» **MATERIAL FOR THE TASK**

>> START

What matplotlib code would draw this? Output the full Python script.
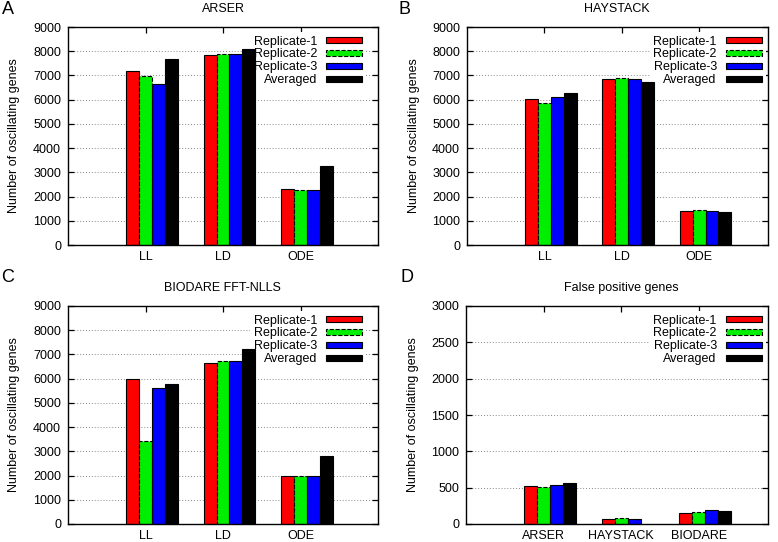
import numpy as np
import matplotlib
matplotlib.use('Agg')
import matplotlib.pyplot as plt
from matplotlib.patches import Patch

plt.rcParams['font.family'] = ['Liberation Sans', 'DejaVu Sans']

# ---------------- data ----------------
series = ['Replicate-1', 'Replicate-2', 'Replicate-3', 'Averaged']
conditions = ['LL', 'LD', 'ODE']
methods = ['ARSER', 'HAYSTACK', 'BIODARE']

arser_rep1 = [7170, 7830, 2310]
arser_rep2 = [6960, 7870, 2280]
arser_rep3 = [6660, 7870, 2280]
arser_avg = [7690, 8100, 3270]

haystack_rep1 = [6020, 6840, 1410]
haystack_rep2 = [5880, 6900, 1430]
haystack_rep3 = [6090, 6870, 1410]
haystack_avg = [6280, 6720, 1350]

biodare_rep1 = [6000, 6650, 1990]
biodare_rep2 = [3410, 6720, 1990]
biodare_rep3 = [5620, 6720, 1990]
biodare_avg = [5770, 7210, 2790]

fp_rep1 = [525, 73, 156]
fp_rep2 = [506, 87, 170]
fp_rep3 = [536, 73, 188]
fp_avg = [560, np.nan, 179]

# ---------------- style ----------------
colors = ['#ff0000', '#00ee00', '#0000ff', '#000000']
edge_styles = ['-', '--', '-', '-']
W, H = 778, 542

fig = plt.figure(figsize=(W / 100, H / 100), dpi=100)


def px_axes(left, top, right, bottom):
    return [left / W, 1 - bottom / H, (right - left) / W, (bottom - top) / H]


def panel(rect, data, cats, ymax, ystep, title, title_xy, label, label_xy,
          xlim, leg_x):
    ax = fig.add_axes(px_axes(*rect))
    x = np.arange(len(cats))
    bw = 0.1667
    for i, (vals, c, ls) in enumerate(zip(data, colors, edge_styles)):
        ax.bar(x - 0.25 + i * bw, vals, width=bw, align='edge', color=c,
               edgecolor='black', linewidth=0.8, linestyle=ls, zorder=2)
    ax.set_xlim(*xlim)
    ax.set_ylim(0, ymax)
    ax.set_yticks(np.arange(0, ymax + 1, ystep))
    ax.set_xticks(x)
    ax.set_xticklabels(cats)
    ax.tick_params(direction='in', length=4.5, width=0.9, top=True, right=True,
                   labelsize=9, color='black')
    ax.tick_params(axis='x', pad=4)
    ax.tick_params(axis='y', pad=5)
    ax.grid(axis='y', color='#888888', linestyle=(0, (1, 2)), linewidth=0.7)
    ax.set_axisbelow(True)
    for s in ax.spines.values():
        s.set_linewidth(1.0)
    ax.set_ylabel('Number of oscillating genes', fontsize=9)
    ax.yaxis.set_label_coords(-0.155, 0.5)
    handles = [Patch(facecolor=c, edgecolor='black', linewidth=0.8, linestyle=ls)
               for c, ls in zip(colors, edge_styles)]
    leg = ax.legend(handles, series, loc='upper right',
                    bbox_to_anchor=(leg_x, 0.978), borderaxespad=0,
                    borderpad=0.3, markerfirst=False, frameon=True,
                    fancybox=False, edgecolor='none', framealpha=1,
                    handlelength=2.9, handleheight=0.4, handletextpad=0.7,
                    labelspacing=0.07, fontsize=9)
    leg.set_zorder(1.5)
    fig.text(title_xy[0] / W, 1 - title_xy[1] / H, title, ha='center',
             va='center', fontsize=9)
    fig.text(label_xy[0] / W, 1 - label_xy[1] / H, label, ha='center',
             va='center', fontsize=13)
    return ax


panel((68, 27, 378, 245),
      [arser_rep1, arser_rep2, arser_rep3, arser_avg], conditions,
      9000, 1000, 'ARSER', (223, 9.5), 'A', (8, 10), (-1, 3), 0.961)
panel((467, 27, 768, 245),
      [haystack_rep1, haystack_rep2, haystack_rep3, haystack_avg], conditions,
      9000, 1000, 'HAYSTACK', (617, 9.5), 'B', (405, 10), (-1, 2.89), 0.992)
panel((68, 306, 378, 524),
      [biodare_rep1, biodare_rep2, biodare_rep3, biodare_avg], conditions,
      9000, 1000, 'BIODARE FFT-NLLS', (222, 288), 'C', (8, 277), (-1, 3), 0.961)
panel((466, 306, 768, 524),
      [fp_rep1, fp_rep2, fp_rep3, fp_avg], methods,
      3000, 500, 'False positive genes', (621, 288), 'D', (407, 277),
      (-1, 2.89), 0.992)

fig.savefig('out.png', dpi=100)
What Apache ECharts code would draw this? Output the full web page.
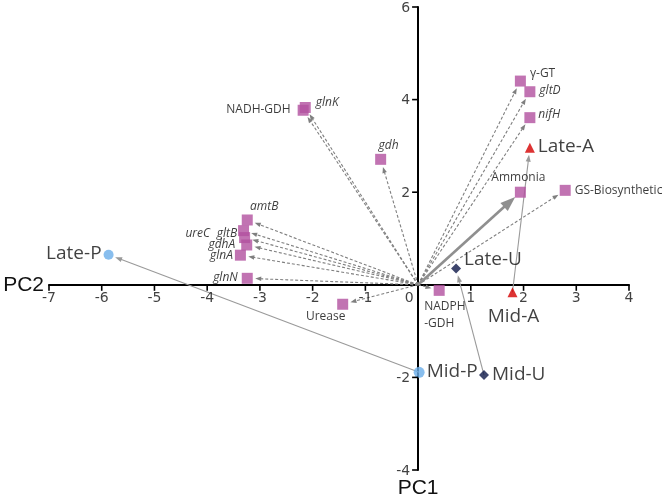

>> END

» **WORK TO DO**
All the material shown above is to be copied exactly, with no pictures carried over.

» **CORRECT RESULT**
What matplotlib code would draw this? Output the full Python script.
import numpy as np
import matplotlib
matplotlib.use('Agg')
import matplotlib.pyplot as plt
from matplotlib.patches import Patch

plt.rcParams['font.family'] = ['Liberation Sans', 'DejaVu Sans']

# ---------------- data ----------------
series = ['Replicate-1', 'Replicate-2', 'Replicate-3', 'Averaged']
conditions = ['LL', 'LD', 'ODE']
methods = ['ARSER', 'HAYSTACK', 'BIODARE']

arser_rep1 = [7170, 7830, 2310]
arser_rep2 = [6960, 7870, 2280]
arser_rep3 = [6660, 7870, 2280]
arser_avg = [7690, 8100, 3270]

haystack_rep1 = [6020, 6840, 1410]
haystack_rep2 = [5880, 6900, 1430]
haystack_rep3 = [6090, 6870, 1410]
haystack_avg = [6280, 6720, 1350]

biodare_rep1 = [6000, 6650, 1990]
biodare_rep2 = [3410, 6720, 1990]
biodare_rep3 = [5620, 6720, 1990]
biodare_avg = [5770, 7210, 2790]

fp_rep1 = [525, 73, 156]
fp_rep2 = [506, 87, 170]
fp_rep3 = [536, 73, 188]
fp_avg = [560, np.nan, 179]

# ---------------- style ----------------
colors = ['#ff0000', '#00ee00', '#0000ff', '#000000']
edge_styles = ['-', '--', '-', '-']
W, H = 778, 542

fig = plt.figure(figsize=(W / 100, H / 100), dpi=100)


def px_axes(left, top, right, bottom):
    return [left / W, 1 - bottom / H, (right - left) / W, (bottom - top) / H]


def panel(rect, data, cats, ymax, ystep, title, title_xy, label, label_xy,
          xlim, leg_x):
    ax = fig.add_axes(px_axes(*rect))
    x = np.arange(len(cats))
    bw = 0.1667
    for i, (vals, c, ls) in enumerate(zip(data, colors, edge_styles)):
        ax.bar(x - 0.25 + i * bw, vals, width=bw, align='edge', color=c,
               edgecolor='black', linewidth=0.8, linestyle=ls, zorder=2)
    ax.set_xlim(*xlim)
    ax.set_ylim(0, ymax)
    ax.set_yticks(np.arange(0, ymax + 1, ystep))
    ax.set_xticks(x)
    ax.set_xticklabels(cats)
    ax.tick_params(direction='in', length=4.5, width=0.9, top=True, right=True,
                   labelsize=9, color='black')
    ax.tick_params(axis='x', pad=4)
    ax.tick_params(axis='y', pad=5)
    ax.grid(axis='y', color='#888888', linestyle=(0, (1, 2)), linewidth=0.7)
    ax.set_axisbelow(True)
    for s in ax.spines.values():
        s.set_linewidth(1.0)
    ax.set_ylabel('Number of oscillating genes', fontsize=9)
    ax.yaxis.set_label_coords(-0.155, 0.5)
    handles = [Patch(facecolor=c, edgecolor='black', linewidth=0.8, linestyle=ls)
               for c, ls in zip(colors, edge_styles)]
    leg = ax.legend(handles, series, loc='upper right',
                    bbox_to_anchor=(leg_x, 0.978), borderaxespad=0,
                    borderpad=0.3, markerfirst=False, frameon=True,
                    fancybox=False, edgecolor='none', framealpha=1,
                    handlelength=2.9, handleheight=0.4, handletextpad=0.7,
                    labelspacing=0.07, fontsize=9)
    leg.set_zorder(1.5)
    fig.text(title_xy[0] / W, 1 - title_xy[1] / H, title, ha='center',
             va='center', fontsize=9)
    fig.text(label_xy[0] / W, 1 - label_xy[1] / H, label, ha='center',
             va='center', fontsize=13)
    return ax


panel((68, 27, 378, 245),
      [arser_rep1, arser_rep2, arser_rep3, arser_avg], conditions,
      9000, 1000, 'ARSER', (223, 9.5), 'A', (8, 10), (-1, 3), 0.961)
panel((467, 27, 768, 245),
      [haystack_rep1, haystack_rep2, haystack_rep3, haystack_avg], conditions,
      9000, 1000, 'HAYSTACK', (617, 9.5), 'B', (405, 10), (-1, 2.89), 0.992)
panel((68, 306, 378, 524),
      [biodare_rep1, biodare_rep2, biodare_rep3, biodare_avg], conditions,
      9000, 1000, 'BIODARE FFT-NLLS', (222, 288), 'C', (8, 277), (-1, 3), 0.961)
panel((466, 306, 768, 524),
      [fp_rep1, fp_rep2, fp_rep3, fp_avg], methods,
      3000, 500, 'False positive genes', (621, 288), 'D', (407, 277),
      (-1, 2.89), 0.992)

fig.savefig('out.png', dpi=100)
What Apache ECharts code would draw this? Output the full web page.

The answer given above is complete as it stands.